• [DIRECTIONS FOR THIS TASK] Write out the full listing exactly as given, minus the images.

• [INFORMATION SHOWN]

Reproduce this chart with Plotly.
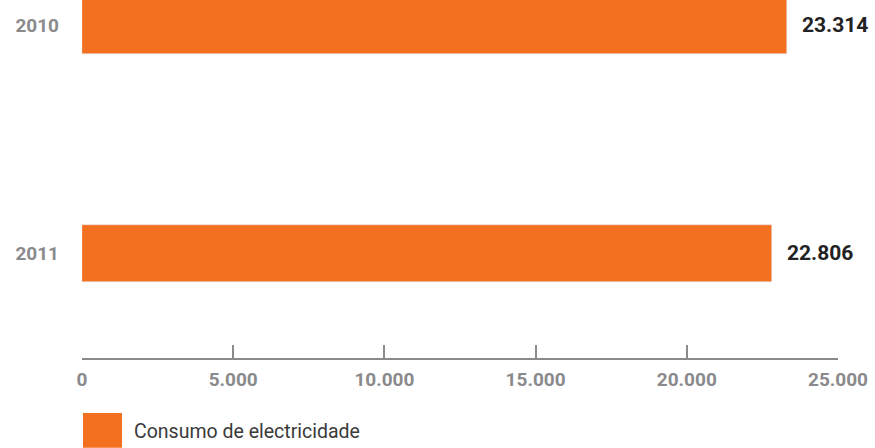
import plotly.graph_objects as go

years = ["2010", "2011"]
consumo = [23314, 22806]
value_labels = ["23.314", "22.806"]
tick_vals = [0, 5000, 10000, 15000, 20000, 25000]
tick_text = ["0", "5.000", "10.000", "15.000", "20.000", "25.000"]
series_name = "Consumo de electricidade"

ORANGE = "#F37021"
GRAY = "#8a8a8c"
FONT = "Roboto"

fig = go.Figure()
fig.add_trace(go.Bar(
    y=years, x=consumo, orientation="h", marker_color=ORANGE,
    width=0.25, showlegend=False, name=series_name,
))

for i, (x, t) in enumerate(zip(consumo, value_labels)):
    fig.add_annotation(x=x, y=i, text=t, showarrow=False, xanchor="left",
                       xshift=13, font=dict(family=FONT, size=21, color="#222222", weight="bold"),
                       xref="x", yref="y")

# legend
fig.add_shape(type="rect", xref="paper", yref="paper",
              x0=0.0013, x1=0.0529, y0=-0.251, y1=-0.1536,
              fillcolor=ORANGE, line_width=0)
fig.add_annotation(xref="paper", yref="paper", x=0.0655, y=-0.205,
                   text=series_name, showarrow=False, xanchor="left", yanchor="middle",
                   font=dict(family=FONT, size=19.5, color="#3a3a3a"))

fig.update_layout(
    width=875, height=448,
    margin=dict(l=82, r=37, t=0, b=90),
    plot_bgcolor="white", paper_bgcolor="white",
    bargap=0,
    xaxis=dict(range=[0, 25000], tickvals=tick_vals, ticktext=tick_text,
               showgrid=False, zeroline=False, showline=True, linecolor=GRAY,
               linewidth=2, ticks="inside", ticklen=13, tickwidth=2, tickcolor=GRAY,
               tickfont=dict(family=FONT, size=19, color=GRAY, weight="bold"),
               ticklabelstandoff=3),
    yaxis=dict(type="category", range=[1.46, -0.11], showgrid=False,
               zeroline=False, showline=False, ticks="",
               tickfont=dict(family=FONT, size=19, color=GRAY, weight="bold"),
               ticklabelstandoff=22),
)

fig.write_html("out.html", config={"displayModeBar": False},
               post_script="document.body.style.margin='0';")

• [WORKED ANSWER]
Reproduce this chart with Plotly.
import plotly.graph_objects as go

years = ["2010", "2011"]
consumo = [23314, 22806]
value_labels = ["23.314", "22.806"]
tick_vals = [0, 5000, 10000, 15000, 20000, 25000]
tick_text = ["0", "5.000", "10.000", "15.000", "20.000", "25.000"]
series_name = "Consumo de electricidade"

ORANGE = "#F37021"
GRAY = "#8a8a8c"
FONT = "Roboto"

fig = go.Figure()
fig.add_trace(go.Bar(
    y=years, x=consumo, orientation="h", marker_color=ORANGE,
    width=0.25, showlegend=False, name=series_name,
))

for i, (x, t) in enumerate(zip(consumo, value_labels)):
    fig.add_annotation(x=x, y=i, text=t, showarrow=False, xanchor="left",
                       xshift=13, font=dict(family=FONT, size=21, color="#222222", weight="bold"),
                       xref="x", yref="y")

# legend
fig.add_shape(type="rect", xref="paper", yref="paper",
              x0=0.0013, x1=0.0529, y0=-0.251, y1=-0.1536,
              fillcolor=ORANGE, line_width=0)
fig.add_annotation(xref="paper", yref="paper", x=0.0655, y=-0.205,
                   text=series_name, showarrow=False, xanchor="left", yanchor="middle",
                   font=dict(family=FONT, size=19.5, color="#3a3a3a"))

fig.update_layout(
    width=875, height=448,
    margin=dict(l=82, r=37, t=0, b=90),
    plot_bgcolor="white", paper_bgcolor="white",
    bargap=0,
    xaxis=dict(range=[0, 25000], tickvals=tick_vals, ticktext=tick_text,
               showgrid=False, zeroline=False, showline=True, linecolor=GRAY,
               linewidth=2, ticks="inside", ticklen=13, tickwidth=2, tickcolor=GRAY,
               tickfont=dict(family=FONT, size=19, color=GRAY, weight="bold"),
               ticklabelstandoff=3),
    yaxis=dict(type="category", range=[1.46, -0.11], showgrid=False,
               zeroline=False, showline=False, ticks="",
               tickfont=dict(family=FONT, size=19, color=GRAY, weight="bold"),
               ticklabelstandoff=22),
)

fig.write_html("out.html", config={"displayModeBar": False},
               post_script="document.body.style.margin='0';")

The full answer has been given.